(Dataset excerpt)
^^^^^^^^

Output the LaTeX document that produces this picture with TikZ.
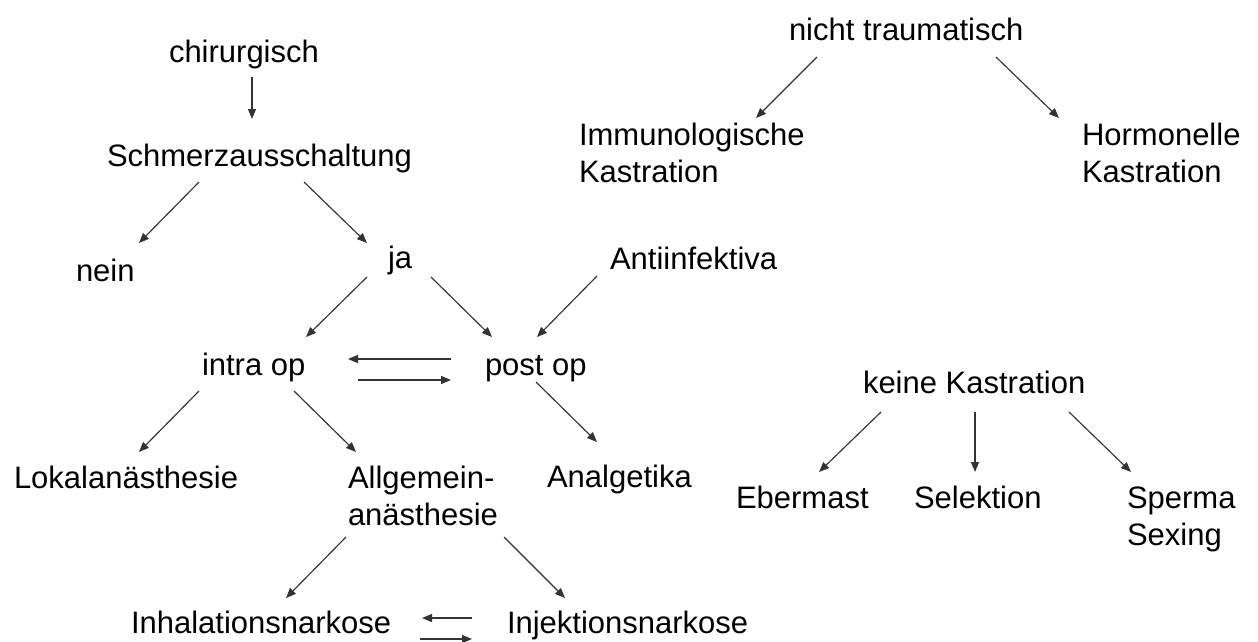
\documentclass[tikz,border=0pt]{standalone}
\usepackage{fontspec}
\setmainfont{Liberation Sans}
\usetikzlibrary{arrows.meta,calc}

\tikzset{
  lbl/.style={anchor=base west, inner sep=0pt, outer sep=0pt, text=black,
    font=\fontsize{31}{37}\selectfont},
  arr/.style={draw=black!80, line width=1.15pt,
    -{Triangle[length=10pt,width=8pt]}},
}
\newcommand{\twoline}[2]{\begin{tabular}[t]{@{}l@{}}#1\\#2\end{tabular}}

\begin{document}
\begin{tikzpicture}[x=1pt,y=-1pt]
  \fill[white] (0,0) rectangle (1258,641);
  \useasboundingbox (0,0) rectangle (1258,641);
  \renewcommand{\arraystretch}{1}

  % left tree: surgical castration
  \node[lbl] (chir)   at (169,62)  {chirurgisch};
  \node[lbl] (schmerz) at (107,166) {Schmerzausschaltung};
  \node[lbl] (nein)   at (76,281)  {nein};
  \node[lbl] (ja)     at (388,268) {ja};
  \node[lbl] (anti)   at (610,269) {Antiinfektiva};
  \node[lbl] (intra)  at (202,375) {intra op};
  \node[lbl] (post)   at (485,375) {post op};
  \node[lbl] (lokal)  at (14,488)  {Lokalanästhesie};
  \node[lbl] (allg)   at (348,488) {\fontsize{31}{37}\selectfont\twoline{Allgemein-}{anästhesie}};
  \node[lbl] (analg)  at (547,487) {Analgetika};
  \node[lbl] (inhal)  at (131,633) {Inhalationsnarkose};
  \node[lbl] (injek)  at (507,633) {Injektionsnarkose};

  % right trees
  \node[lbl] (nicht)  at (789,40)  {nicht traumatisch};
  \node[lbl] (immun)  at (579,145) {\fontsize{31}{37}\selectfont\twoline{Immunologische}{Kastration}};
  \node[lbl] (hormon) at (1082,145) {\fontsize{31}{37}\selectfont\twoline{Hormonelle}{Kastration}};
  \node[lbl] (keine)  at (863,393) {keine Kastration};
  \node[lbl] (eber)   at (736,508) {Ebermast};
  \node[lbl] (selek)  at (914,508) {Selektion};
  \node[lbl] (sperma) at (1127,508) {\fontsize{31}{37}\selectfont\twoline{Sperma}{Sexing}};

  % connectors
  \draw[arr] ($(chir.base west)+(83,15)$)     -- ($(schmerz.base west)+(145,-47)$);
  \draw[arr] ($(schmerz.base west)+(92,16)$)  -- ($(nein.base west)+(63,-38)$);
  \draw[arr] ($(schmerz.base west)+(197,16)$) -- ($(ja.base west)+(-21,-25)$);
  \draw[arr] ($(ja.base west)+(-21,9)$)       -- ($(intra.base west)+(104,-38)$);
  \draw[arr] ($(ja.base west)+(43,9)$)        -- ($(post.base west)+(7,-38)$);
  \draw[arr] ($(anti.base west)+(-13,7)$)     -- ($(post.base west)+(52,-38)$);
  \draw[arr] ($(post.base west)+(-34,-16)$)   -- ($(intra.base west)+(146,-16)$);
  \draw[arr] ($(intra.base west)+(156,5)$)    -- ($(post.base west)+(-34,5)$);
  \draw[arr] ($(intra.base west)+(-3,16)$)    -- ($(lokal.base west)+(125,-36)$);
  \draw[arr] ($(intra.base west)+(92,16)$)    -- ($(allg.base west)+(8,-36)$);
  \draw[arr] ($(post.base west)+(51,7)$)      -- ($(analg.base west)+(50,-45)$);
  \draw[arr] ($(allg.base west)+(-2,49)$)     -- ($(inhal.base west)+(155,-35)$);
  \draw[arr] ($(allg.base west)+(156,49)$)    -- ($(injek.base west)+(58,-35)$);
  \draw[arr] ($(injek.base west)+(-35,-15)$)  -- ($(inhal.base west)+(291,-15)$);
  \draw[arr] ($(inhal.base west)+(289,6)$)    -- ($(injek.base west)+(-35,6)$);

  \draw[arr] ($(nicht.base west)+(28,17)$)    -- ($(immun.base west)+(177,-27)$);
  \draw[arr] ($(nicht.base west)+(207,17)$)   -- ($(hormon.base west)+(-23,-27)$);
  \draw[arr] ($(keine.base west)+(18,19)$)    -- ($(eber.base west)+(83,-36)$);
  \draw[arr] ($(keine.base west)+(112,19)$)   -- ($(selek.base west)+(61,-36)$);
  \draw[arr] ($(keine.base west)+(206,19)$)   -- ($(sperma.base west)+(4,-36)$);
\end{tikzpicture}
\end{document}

^^^^^^^^

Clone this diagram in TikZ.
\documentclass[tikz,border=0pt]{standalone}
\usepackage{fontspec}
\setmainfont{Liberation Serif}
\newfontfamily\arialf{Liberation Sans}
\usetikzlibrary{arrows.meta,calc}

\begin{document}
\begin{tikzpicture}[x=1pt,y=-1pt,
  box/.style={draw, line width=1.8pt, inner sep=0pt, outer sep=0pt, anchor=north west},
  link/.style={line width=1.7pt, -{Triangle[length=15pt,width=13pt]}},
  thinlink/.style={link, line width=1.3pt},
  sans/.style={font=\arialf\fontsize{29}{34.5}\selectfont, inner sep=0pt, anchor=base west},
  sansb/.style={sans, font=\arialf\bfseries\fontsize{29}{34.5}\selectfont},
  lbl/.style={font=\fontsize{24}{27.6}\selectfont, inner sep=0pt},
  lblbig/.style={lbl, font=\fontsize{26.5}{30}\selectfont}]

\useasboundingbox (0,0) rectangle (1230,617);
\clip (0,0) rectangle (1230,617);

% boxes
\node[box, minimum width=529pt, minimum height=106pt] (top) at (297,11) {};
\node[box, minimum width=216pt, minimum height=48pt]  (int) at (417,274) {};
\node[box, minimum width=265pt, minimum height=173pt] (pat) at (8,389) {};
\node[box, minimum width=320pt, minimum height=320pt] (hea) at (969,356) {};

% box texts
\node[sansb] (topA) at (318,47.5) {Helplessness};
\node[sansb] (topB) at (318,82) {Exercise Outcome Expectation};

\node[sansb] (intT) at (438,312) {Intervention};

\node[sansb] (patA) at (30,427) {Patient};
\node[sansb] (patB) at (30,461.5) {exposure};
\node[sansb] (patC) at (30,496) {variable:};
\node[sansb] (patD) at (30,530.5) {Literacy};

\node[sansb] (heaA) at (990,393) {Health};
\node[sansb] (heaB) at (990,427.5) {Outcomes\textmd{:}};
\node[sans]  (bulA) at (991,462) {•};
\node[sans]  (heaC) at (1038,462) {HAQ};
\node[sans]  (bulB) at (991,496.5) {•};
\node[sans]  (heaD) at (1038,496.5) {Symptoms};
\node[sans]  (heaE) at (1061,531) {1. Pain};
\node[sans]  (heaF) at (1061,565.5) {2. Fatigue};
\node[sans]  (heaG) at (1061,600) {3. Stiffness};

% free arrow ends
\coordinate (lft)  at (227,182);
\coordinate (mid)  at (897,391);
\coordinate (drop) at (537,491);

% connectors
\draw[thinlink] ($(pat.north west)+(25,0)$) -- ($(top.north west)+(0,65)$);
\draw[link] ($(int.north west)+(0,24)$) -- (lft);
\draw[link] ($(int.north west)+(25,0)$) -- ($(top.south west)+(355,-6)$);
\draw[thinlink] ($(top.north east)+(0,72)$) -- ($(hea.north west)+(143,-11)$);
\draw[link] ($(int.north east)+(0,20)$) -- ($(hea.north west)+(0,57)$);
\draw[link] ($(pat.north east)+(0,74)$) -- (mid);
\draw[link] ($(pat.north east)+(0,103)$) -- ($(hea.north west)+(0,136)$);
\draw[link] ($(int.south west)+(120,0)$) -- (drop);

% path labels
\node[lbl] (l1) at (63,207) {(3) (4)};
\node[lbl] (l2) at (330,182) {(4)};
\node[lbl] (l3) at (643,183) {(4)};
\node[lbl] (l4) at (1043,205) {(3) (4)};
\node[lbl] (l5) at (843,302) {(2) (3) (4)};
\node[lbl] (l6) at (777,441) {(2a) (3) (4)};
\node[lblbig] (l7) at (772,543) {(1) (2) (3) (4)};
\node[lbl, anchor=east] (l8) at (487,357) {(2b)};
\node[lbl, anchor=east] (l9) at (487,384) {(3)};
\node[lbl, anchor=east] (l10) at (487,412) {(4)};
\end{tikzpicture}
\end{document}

^^^^^^^^

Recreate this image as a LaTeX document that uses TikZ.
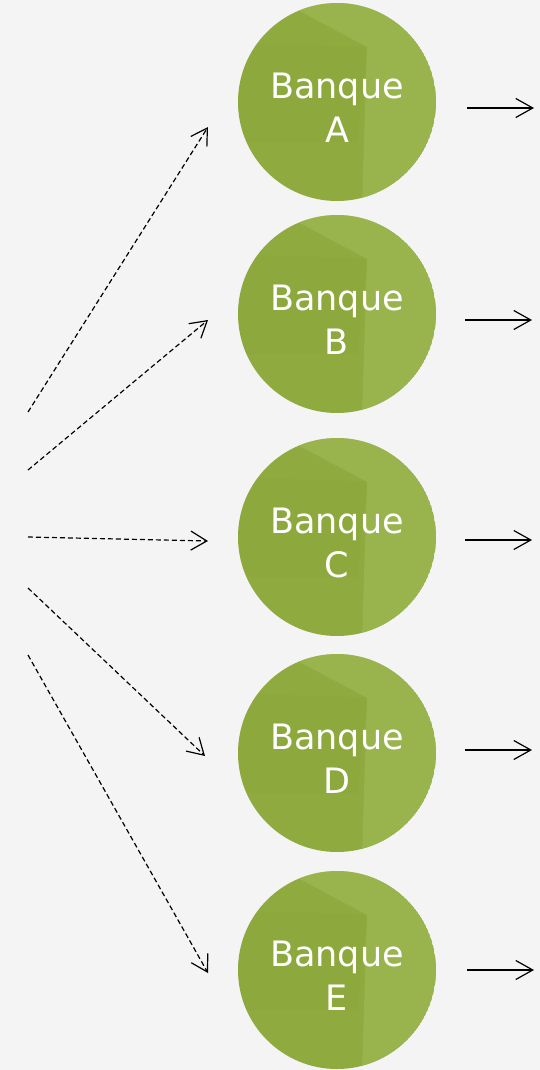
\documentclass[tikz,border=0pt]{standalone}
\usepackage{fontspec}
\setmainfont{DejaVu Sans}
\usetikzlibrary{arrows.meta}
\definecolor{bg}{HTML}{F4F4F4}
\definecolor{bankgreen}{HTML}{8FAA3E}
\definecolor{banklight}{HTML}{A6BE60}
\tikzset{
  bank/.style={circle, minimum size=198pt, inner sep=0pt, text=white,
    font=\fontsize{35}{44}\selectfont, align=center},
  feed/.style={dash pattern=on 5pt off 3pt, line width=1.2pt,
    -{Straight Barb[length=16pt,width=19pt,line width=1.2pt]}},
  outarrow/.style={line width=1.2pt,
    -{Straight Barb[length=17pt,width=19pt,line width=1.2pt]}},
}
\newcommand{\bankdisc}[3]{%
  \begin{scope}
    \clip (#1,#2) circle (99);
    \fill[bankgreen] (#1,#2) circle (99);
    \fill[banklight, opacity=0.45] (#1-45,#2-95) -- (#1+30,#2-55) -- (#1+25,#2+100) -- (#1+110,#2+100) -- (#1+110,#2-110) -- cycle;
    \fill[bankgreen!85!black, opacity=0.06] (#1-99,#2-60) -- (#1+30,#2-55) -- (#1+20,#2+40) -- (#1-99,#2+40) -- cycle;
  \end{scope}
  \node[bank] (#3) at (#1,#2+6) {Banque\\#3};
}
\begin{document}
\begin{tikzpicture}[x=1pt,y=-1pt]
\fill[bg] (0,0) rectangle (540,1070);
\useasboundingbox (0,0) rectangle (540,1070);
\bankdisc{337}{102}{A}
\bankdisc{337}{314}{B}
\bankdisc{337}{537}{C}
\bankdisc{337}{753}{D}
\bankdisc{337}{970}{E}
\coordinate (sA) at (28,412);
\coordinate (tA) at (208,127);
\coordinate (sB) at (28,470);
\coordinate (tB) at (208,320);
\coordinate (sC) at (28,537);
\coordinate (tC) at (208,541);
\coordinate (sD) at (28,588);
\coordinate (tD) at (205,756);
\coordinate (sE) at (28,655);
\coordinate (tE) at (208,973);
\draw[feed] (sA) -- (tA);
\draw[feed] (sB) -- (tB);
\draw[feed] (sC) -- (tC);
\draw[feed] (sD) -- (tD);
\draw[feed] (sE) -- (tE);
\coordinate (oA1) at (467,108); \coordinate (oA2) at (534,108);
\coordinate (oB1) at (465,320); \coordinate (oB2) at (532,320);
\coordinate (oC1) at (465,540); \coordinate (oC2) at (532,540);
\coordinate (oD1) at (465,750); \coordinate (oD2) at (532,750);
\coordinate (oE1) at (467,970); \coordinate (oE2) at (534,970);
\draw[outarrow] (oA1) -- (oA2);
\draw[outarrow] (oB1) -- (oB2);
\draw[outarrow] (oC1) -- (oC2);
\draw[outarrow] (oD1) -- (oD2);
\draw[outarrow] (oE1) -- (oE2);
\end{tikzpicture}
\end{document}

^^^^^^^^

[Direction] Filter the entries down to the lines containing "that". Copy each of those lines.

[Exercise solution]
Output the LaTeX document that produces this picture with TikZ.
Recreate this image as a LaTeX document that uses TikZ.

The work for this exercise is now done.